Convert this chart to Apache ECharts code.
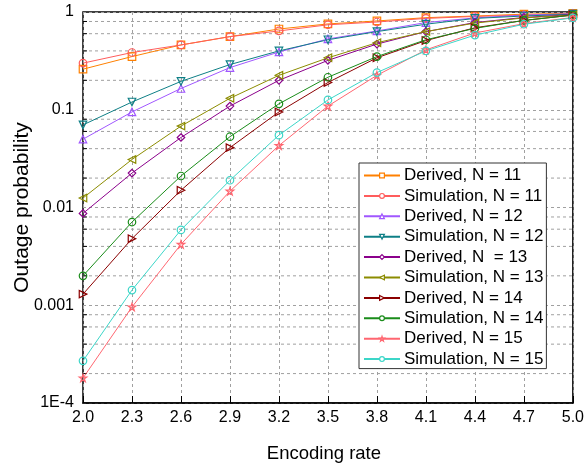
<!DOCTYPE html>
<html>
<head>
<meta charset="utf-8">
<script src="https://cdn.jsdelivr.net/npm/echarts@6/dist/echarts.min.js"></script>
<style>
  html, body { margin: 0; padding: 0; background: #fff; }
  #chart { width: 587px; height: 468px; }
</style>
</head>
<body>
<div id="chart"></div>
<script>
  // encoding rates (x categories)
  const rates = ['2.0', '2.3', '2.6', '2.9', '3.2', '3.5', '3.8', '4.1', '4.4', '4.7', '5.0'];

  // outage probability
  const derived11 = [0.26, 0.35, 0.46, 0.56, 0.67, 0.755, 0.81, 0.875, 0.91, 0.95, 0.97];
  const sim11 = [0.30, 0.385, 0.46, 0.56, 0.64, 0.74, 0.79, 0.86, 0.90, 0.93, 0.95];
  const derived12 = [0.05, 0.095, 0.165, 0.27, 0.39, 0.53, 0.64, 0.78, 0.87, 0.93, 0.96];
  const sim12 = [0.07, 0.12, 0.195, 0.29, 0.40, 0.52, 0.63, 0.75, 0.86, 0.91, 0.95];
  const derived13 = [0.0087, 0.0225, 0.052, 0.109, 0.20, 0.32, 0.47, 0.63, 0.78, 0.88, 0.94];
  const sim13 = [0.0125, 0.031, 0.068, 0.131, 0.225, 0.34, 0.485, 0.63, 0.77, 0.87, 0.93];
  const derived14 = [0.0013, 0.0048, 0.015, 0.041, 0.095, 0.19, 0.34, 0.51, 0.69, 0.82, 0.93];
  const sim14 = [0.002, 0.0071, 0.021, 0.053, 0.115, 0.215, 0.35, 0.52, 0.68, 0.82, 0.93];
  const derived15 = [0.00018, 0.00096, 0.0042, 0.0147, 0.043, 0.109, 0.225, 0.41, 0.61, 0.76, 0.88];
  const sim15 = [0.00027, 0.00143, 0.0059, 0.019, 0.055, 0.126, 0.24, 0.40, 0.58, 0.75, 0.87];

  // y tick labels, one per decade from 1E-4 up to 1
  const yTickLabels = ['1E-4', '0.001', '0.01', '0.1', '1'];
  // minor grid lines (2,4,6,8 in each decade)
  const minorValues = [2e-4, 4e-4, 6e-4, 8e-4, 2e-3, 4e-3, 6e-3, 8e-3, 0.02, 0.04, 0.06, 0.08, 0.2, 0.4, 0.6, 0.8];

  const starPath = 'path://M50,0 L61.8,35.4 L100,35.4 L69.1,57.3 L80.9,95.1 L50,73.2 L19.1,95.1 L30.9,57.3 L0,35.4 L38.2,35.4 Z';

  const lines = [
    {name: 'Derived, N = 11', data: derived11, color: '#ff8000', symbol: 'rect', rotate: 0},
    {name: 'Simulation, N = 11', data: sim11, color: '#ff5c5c', symbol: 'circle', rotate: 0},
    {name: 'Derived, N = 12', data: derived12, color: '#a057ff', symbol: 'triangle', rotate: 0},
    {name: 'Simulation, N = 12', data: sim12, color: '#0e7f86', symbol: 'triangle', rotate: 180},
    {name: 'Derived, N  = 13', data: derived13, color: '#8b008b', symbol: 'diamond', rotate: 0},
    {name: 'Simulation, N = 13', data: sim13, color: '#8c8c00', symbol: 'triangle', rotate: 90},
    {name: 'Derived, N = 14', data: derived14, color: '#8b0000', symbol: 'triangle', rotate: -90},
    {name: 'Simulation, N = 14', data: sim14, color: '#1a8c1a', symbol: 'circle', rotate: 0},
    {name: 'Derived, N = 15', data: derived15, color: '#ff6670', symbol: starPath, rotate: 0},
    {name: 'Simulation, N = 15', data: sim15, color: '#3cd6c8', symbol: 'circle', rotate: 0}
  ];

  const chart = echarts.init(document.getElementById('chart'));

  const series = lines.map(function (l) {
    return {
      name: l.name,
      type: 'line',
      data: l.data,
      symbol: l.symbol,
      symbolSize: 7.5,
      symbolRotate: l.rotate,
      showAllSymbol: true,
      lineStyle: {color: l.color, width: 1},
      itemStyle: {color: 'rgba(255,255,255,0)', borderColor: l.color, borderWidth: 1.2},
      emphasis: {disabled: true},
      z: 3
    };
  });

  // minor grid lines + minor ticks on the left axis
  series.push({
    type: 'custom',
    silent: true,
    z: 1,
    data: minorValues.map(function (v) { return [0, v]; }),
    renderItem: function (params, api) {
      const cs = params.coordSys;
      const p = api.coord([api.value(0), api.value(1)]);
      return {
        type: 'group',
        children: [
          {
            type: 'line',
            shape: {x1: cs.x, y1: p[1], x2: cs.x + cs.width, y2: p[1]},
            style: {stroke: '#a0a0a0', lineWidth: 1, lineDash: [3, 3]}
          },
          {
            type: 'line',
            shape: {x1: cs.x, y1: p[1], x2: cs.x + 4, y2: p[1]},
            style: {stroke: '#000', lineWidth: 1}
          }
        ]
      };
    }
  });

  chart.setOption({
    animation: false,
    textStyle: {fontFamily: 'Liberation Sans, Arial, sans-serif'},
    grid: {
      left: 83, right: 12, top: 12, bottom: 60,
      show: true, borderColor: '#000', borderWidth: 1.5
    },
    legend: {
      orient: 'vertical',
      left: 359,
      top: 163,
      itemWidth: 36,
      itemHeight: 6,
      itemGap: 3.4,
      padding: [4, 3, 1, 4],
      borderColor: '#333',
      borderWidth: 1,
      borderRadius: 0,
      backgroundColor: '#fff',
      itemStyle: {color: '#fff', borderWidth: 1.2},
      textStyle: {fontSize: 17, color: '#000', padding: [0, 0, 0, -1]},
      data: lines.map(function (l) { return l.name; })
    },
    xAxis: {
      type: 'category',
      data: rates,
      boundaryGap: false,
      name: 'Encoding rate',
      nameLocation: 'middle',
      nameGap: 41,
      nameMoveOverlap: false,
      nameTextStyle: {fontSize: 18.5, color: '#000', padding: [0, 8, 0, 0]},
      axisLine: {lineStyle: {color: '#000', width: 1.5}},
      axisTick: {inside: true, length: 7, lineStyle: {color: '#000'}},
      axisLabel: {fontSize: 16, color: '#000', margin: 7},
      splitLine: {show: true, lineStyle: {color: '#a0a0a0', type: [3, 3], width: 1}}
    },
    yAxis: {
      type: 'log',
      logBase: 10,
      min: 1e-4,
      max: 1,
      name: 'Outage probability',
      nameLocation: 'middle',
      nameGap: 50,
      nameMoveOverlap: false,
      nameTextStyle: {fontSize: 21, color: '#000'},
      axisLine: {lineStyle: {color: '#000', width: 1.5}},
      axisTick: {inside: true, length: 7, lineStyle: {color: '#000'}},
      axisLabel: {
        fontSize: 16, color: '#000', margin: 9,
        formatter: function (v) {
          return yTickLabels[Math.round(Math.log10(v)) + 4];
        }
      },
      splitLine: {show: true, lineStyle: {color: '#a0a0a0', type: [3, 3], width: 1}},
      minorTick: {show: false},
      minorSplitLine: {show: false}
    },
    series: series
  });
</script>
</body>
</html>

-.-.-

### [WHAT TO DO]
Leave the pictures out, and print every line of the listing exactly as written.

### [SOLUTION TO THE PROBLEM]
Convert this chart to Apache ECharts code.
<!DOCTYPE html>
<html>
<head>
<meta charset="utf-8">
<script src="https://cdn.jsdelivr.net/npm/echarts@6/dist/echarts.min.js"></script>
<style>
  html, body { margin: 0; padding: 0; background: #fff; }
  #chart { width: 587px; height: 468px; }
</style>
</head>
<body>
<div id="chart"></div>
<script>
  // encoding rates (x categories)
  const rates = ['2.0', '2.3', '2.6', '2.9', '3.2', '3.5', '3.8', '4.1', '4.4', '4.7', '5.0'];

  // outage probability
  const derived11 = [0.26, 0.35, 0.46, 0.56, 0.67, 0.755, 0.81, 0.875, 0.91, 0.95, 0.97];
  const sim11 = [0.30, 0.385, 0.46, 0.56, 0.64, 0.74, 0.79, 0.86, 0.90, 0.93, 0.95];
  const derived12 = [0.05, 0.095, 0.165, 0.27, 0.39, 0.53, 0.64, 0.78, 0.87, 0.93, 0.96];
  const sim12 = [0.07, 0.12, 0.195, 0.29, 0.40, 0.52, 0.63, 0.75, 0.86, 0.91, 0.95];
  const derived13 = [0.0087, 0.0225, 0.052, 0.109, 0.20, 0.32, 0.47, 0.63, 0.78, 0.88, 0.94];
  const sim13 = [0.0125, 0.031, 0.068, 0.131, 0.225, 0.34, 0.485, 0.63, 0.77, 0.87, 0.93];
  const derived14 = [0.0013, 0.0048, 0.015, 0.041, 0.095, 0.19, 0.34, 0.51, 0.69, 0.82, 0.93];
  const sim14 = [0.002, 0.0071, 0.021, 0.053, 0.115, 0.215, 0.35, 0.52, 0.68, 0.82, 0.93];
  const derived15 = [0.00018, 0.00096, 0.0042, 0.0147, 0.043, 0.109, 0.225, 0.41, 0.61, 0.76, 0.88];
  const sim15 = [0.00027, 0.00143, 0.0059, 0.019, 0.055, 0.126, 0.24, 0.40, 0.58, 0.75, 0.87];

  // y tick labels, one per decade from 1E-4 up to 1
  const yTickLabels = ['1E-4', '0.001', '0.01', '0.1', '1'];
  // minor grid lines (2,4,6,8 in each decade)
  const minorValues = [2e-4, 4e-4, 6e-4, 8e-4, 2e-3, 4e-3, 6e-3, 8e-3, 0.02, 0.04, 0.06, 0.08, 0.2, 0.4, 0.6, 0.8];

  const starPath = 'path://M50,0 L61.8,35.4 L100,35.4 L69.1,57.3 L80.9,95.1 L50,73.2 L19.1,95.1 L30.9,57.3 L0,35.4 L38.2,35.4 Z';

  const lines = [
    {name: 'Derived, N = 11', data: derived11, color: '#ff8000', symbol: 'rect', rotate: 0},
    {name: 'Simulation, N = 11', data: sim11, color: '#ff5c5c', symbol: 'circle', rotate: 0},
    {name: 'Derived, N = 12', data: derived12, color: '#a057ff', symbol: 'triangle', rotate: 0},
    {name: 'Simulation, N = 12', data: sim12, color: '#0e7f86', symbol: 'triangle', rotate: 180},
    {name: 'Derived, N  = 13', data: derived13, color: '#8b008b', symbol: 'diamond', rotate: 0},
    {name: 'Simulation, N = 13', data: sim13, color: '#8c8c00', symbol: 'triangle', rotate: 90},
    {name: 'Derived, N = 14', data: derived14, color: '#8b0000', symbol: 'triangle', rotate: -90},
    {name: 'Simulation, N = 14', data: sim14, color: '#1a8c1a', symbol: 'circle', rotate: 0},
    {name: 'Derived, N = 15', data: derived15, color: '#ff6670', symbol: starPath, rotate: 0},
    {name: 'Simulation, N = 15', data: sim15, color: '#3cd6c8', symbol: 'circle', rotate: 0}
  ];

  const chart = echarts.init(document.getElementById('chart'));

  const series = lines.map(function (l) {
    return {
      name: l.name,
      type: 'line',
      data: l.data,
      symbol: l.symbol,
      symbolSize: 7.5,
      symbolRotate: l.rotate,
      showAllSymbol: true,
      lineStyle: {color: l.color, width: 1},
      itemStyle: {color: 'rgba(255,255,255,0)', borderColor: l.color, borderWidth: 1.2},
      emphasis: {disabled: true},
      z: 3
    };
  });

  // minor grid lines + minor ticks on the left axis
  series.push({
    type: 'custom',
    silent: true,
    z: 1,
    data: minorValues.map(function (v) { return [0, v]; }),
    renderItem: function (params, api) {
      const cs = params.coordSys;
      const p = api.coord([api.value(0), api.value(1)]);
      return {
        type: 'group',
        children: [
          {
            type: 'line',
            shape: {x1: cs.x, y1: p[1], x2: cs.x + cs.width, y2: p[1]},
            style: {stroke: '#a0a0a0', lineWidth: 1, lineDash: [3, 3]}
          },
          {
            type: 'line',
            shape: {x1: cs.x, y1: p[1], x2: cs.x + 4, y2: p[1]},
            style: {stroke: '#000', lineWidth: 1}
          }
        ]
      };
    }
  });

  chart.setOption({
    animation: false,
    textStyle: {fontFamily: 'Liberation Sans, Arial, sans-serif'},
    grid: {
      left: 83, right: 12, top: 12, bottom: 60,
      show: true, borderColor: '#000', borderWidth: 1.5
    },
    legend: {
      orient: 'vertical',
      left: 359,
      top: 163,
      itemWidth: 36,
      itemHeight: 6,
      itemGap: 3.4,
      padding: [4, 3, 1, 4],
      borderColor: '#333',
      borderWidth: 1,
      borderRadius: 0,
      backgroundColor: '#fff',
      itemStyle: {color: '#fff', borderWidth: 1.2},
      textStyle: {fontSize: 17, color: '#000', padding: [0, 0, 0, -1]},
      data: lines.map(function (l) { return l.name; })
    },
    xAxis: {
      type: 'category',
      data: rates,
      boundaryGap: false,
      name: 'Encoding rate',
      nameLocation: 'middle',
      nameGap: 41,
      nameMoveOverlap: false,
      nameTextStyle: {fontSize: 18.5, color: '#000', padding: [0, 8, 0, 0]},
      axisLine: {lineStyle: {color: '#000', width: 1.5}},
      axisTick: {inside: true, length: 7, lineStyle: {color: '#000'}},
      axisLabel: {fontSize: 16, color: '#000', margin: 7},
      splitLine: {show: true, lineStyle: {color: '#a0a0a0', type: [3, 3], width: 1}}
    },
    yAxis: {
      type: 'log',
      logBase: 10,
      min: 1e-4,
      max: 1,
      name: 'Outage probability',
      nameLocation: 'middle',
      nameGap: 50,
      nameMoveOverlap: false,
      nameTextStyle: {fontSize: 21, color: '#000'},
      axisLine: {lineStyle: {color: '#000', width: 1.5}},
      axisTick: {inside: true, length: 7, lineStyle: {color: '#000'}},
      axisLabel: {
        fontSize: 16, color: '#000', margin: 9,
        formatter: function (v) {
          return yTickLabels[Math.round(Math.log10(v)) + 4];
        }
      },
      splitLine: {show: true, lineStyle: {color: '#a0a0a0', type: [3, 3], width: 1}},
      minorTick: {show: false},
      minorSplitLine: {show: false}
    },
    series: series
  });
</script>
</body>
</html>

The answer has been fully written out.